Während sich die Staats- und Regierungschefs der EU gerade auf die zähen Verhandlungen auf dem Gipfel in Brüssel einstimmten, bekamen sie von deutschen Menschenrechtspolitikern eine eindringliche Bitte auf den Weg: Das vereinte Europa braucht eine Grundrechtecharta. Wenn man Europa für Menschen "lebbar, erfahrbar und greifbar machen will, dann gilt es, sich verbindlich auf die gemeinsamen Werte Demokratie, Freiheit, Rechtsstaatlichkeit und Menschenrechte zu berufen", meinte Christoph Strässer (SPD) in der Debatte am 21. Juni. "So lange die Charta der Grundrechte nicht in einem irgendwie gearteten Verfassungsvertrag steht, so lange die Grundrechte in Europa nicht kodifiziert sind, kommen sie gleichsam hinkend daher", sekundierte Alois Karl von der Union. Die Grundrechtecharta sei eine Basis, "um kooperierenden europäischen Insitutionen bei Eingriffen in die Rechte der Bürgerinnen und Bürger Grundlagen zu geben", meinte Volker Beck (Grüne). In der Diskussion konzentrierten sich die Politiker aber auf die Situation des Europäischen Gerichtshofs für Menschenrechte (EGMR). Denn der Bundestag macht sich Sorgen um "die bedeutendste Einrichtung für den Menschenrechtsschutz in Europa", wie Burkhardt Müller-Sönksen (FDP) meinte. Sie drohe in absehbarer Zeit in einer "Klageflut" zu kollabieren. Nach Angaben der FDP sind es 50.000 Klagen pro Jahr. Dabei seien 90.000 Verfahren noch anhängig.

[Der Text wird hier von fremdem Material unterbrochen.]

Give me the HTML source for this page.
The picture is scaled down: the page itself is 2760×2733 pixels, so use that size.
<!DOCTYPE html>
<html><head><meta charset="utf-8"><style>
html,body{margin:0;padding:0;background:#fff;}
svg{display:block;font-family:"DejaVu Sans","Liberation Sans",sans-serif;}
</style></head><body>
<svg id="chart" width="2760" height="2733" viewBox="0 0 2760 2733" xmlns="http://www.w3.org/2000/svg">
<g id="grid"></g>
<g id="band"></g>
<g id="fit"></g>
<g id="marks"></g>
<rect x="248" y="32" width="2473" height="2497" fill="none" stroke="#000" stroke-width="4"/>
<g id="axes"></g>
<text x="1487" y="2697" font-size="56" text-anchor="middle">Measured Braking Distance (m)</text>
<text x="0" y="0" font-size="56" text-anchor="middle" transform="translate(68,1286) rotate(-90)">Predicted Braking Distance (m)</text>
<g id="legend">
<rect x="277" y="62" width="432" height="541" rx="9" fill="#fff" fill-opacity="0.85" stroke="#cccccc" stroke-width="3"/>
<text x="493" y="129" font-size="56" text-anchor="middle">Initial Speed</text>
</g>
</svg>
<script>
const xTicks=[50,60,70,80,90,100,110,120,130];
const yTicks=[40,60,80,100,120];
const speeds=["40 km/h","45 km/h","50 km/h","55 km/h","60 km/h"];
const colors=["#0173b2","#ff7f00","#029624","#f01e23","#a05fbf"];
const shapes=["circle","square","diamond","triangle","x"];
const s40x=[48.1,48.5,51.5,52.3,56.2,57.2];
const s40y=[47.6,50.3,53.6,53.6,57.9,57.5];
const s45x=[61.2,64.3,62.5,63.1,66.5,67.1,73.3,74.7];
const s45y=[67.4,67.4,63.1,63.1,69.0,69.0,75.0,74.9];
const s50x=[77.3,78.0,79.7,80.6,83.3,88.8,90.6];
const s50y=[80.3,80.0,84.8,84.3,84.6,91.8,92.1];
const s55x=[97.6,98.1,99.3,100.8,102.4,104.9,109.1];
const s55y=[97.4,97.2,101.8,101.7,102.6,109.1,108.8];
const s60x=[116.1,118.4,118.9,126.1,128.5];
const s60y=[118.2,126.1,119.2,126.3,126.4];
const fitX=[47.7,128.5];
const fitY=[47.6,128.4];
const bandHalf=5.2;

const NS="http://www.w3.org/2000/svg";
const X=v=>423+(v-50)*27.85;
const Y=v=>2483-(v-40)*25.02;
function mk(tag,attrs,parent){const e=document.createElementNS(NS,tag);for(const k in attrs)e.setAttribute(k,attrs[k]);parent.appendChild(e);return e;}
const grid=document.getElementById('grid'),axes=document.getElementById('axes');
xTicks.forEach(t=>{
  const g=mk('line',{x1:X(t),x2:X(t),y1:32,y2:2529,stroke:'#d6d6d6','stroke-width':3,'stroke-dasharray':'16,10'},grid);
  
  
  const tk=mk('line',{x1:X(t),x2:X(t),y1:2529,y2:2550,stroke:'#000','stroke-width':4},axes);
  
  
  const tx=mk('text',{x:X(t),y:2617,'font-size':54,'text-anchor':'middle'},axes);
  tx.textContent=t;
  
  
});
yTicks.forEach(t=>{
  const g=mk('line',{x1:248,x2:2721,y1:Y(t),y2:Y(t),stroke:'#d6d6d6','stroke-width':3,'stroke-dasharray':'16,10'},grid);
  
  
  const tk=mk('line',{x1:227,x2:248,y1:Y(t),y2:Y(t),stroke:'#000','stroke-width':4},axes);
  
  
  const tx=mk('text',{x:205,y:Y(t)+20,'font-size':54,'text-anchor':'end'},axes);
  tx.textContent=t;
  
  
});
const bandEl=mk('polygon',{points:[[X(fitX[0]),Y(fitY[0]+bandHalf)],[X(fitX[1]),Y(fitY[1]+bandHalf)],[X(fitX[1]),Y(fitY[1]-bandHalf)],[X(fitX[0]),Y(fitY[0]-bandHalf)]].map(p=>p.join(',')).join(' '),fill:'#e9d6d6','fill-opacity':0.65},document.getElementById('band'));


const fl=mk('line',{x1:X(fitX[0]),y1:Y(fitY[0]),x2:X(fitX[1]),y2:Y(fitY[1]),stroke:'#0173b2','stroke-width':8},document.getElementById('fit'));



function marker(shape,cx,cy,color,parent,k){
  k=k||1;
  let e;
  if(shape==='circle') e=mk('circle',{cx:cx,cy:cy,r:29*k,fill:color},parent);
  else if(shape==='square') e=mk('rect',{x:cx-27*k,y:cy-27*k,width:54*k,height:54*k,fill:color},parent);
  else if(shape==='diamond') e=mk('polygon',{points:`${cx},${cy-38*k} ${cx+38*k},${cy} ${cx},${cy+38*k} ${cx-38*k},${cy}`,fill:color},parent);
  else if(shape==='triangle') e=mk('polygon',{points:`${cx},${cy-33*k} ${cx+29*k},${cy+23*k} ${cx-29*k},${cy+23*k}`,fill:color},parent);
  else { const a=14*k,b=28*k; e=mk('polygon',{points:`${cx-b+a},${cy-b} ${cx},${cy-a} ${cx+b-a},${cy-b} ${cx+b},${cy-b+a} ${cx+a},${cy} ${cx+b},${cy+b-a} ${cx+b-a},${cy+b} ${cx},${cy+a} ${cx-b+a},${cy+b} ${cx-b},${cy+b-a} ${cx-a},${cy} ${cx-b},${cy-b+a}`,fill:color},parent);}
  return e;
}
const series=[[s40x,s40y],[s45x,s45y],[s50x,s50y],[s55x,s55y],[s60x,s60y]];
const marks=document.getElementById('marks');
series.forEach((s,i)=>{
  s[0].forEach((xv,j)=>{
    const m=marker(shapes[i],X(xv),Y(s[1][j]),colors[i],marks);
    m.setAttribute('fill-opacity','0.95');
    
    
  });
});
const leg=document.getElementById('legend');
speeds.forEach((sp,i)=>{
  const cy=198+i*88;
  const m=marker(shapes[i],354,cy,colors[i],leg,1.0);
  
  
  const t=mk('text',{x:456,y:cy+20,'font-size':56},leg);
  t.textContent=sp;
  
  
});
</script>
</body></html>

Wie wichtig der Gerichtshof ist, versuchte Beck mit einem Witz deutlich zu machen: Frage man in Russland "Was ist der beste Gerichtshof in der Russischen Föderation?", bekomme man zur Antwort: "Der Europäische Gerichtshof für Menschenrechte in Straßburg". Das sei leider kein Witz, bedauerte die Vorsitzende des Menschenrechtsausschusses, Herta Däubler-Gmelin (SPD).

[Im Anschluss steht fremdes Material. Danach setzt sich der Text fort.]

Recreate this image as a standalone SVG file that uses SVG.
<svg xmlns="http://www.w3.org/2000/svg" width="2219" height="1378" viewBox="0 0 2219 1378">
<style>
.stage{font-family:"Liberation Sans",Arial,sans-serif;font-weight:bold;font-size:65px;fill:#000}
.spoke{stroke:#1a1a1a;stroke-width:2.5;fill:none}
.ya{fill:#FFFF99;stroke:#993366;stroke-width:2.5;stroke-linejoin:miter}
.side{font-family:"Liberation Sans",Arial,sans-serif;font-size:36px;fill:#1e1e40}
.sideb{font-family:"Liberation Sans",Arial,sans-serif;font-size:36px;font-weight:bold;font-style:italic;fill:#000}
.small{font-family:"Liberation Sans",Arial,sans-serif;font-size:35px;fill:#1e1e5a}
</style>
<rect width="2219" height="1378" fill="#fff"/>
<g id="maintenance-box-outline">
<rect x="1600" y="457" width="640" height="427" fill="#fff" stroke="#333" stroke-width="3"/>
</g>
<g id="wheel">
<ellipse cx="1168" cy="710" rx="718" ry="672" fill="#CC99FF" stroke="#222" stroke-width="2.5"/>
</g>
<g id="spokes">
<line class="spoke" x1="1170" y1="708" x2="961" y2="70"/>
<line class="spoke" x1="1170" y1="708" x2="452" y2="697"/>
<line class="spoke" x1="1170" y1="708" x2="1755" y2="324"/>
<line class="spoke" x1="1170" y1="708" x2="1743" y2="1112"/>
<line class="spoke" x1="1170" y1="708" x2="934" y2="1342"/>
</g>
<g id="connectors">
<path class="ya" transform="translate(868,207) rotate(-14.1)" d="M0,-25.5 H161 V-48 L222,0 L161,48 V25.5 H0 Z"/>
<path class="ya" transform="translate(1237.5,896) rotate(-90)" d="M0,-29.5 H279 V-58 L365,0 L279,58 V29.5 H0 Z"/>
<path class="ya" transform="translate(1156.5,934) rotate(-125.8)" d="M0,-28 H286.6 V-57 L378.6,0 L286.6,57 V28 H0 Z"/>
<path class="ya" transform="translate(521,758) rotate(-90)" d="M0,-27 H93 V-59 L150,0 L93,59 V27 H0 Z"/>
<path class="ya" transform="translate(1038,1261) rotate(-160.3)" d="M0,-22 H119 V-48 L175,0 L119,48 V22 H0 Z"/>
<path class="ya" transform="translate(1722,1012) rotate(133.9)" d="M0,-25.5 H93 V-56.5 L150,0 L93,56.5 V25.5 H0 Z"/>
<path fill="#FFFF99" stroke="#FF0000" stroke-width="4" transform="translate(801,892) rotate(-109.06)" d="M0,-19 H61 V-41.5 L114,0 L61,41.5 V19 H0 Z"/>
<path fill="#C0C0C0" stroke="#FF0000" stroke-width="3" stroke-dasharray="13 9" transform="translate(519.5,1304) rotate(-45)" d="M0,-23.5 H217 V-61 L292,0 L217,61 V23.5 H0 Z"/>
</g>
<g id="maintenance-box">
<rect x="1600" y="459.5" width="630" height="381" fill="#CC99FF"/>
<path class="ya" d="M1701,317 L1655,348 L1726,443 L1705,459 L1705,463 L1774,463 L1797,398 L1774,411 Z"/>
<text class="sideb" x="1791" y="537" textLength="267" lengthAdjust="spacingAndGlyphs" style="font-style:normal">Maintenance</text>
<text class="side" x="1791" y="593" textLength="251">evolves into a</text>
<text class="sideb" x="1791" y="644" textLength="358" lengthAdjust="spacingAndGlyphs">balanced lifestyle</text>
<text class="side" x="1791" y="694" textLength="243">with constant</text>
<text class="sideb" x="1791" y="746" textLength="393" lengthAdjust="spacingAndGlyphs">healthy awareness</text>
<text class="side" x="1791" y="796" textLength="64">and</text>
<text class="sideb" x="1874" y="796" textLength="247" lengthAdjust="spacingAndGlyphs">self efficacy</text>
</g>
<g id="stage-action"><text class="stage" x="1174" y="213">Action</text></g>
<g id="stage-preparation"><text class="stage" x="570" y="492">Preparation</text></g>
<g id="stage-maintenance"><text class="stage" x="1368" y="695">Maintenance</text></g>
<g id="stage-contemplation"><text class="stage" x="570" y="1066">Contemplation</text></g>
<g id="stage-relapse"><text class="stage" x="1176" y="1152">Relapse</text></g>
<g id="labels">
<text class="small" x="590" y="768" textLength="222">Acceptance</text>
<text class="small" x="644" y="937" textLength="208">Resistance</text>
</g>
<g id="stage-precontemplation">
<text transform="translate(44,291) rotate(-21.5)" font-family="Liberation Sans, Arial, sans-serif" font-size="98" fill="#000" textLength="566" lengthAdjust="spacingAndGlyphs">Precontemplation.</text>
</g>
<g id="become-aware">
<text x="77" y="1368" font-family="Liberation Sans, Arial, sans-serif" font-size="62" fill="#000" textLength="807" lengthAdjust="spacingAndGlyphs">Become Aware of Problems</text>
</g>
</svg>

Der Bundestag nahm im Anschluss an die Debatte auf Empfehlung des Menschenrechtsausschusses ( 16/5768 ) einen Koalitionsantrag ( 16/5734 ) an, in dem sich Union und SPD für eine größere finanzielle Unabhängigkeit des Gerichts, eine Verfahrensänderung zur Wahl von Richtern und Richterinnen und eine "angemessene" Beteiligung männlicher und weiblicher Kandidaten im Entscheidungsprozess einsetzen. Die weitgehend gleichlautenden Anträge von Grünen und FDP ( 16/5735 , 16/5738 ) wurden wiederum gegen die Stimmen der Opposition abgelehnt.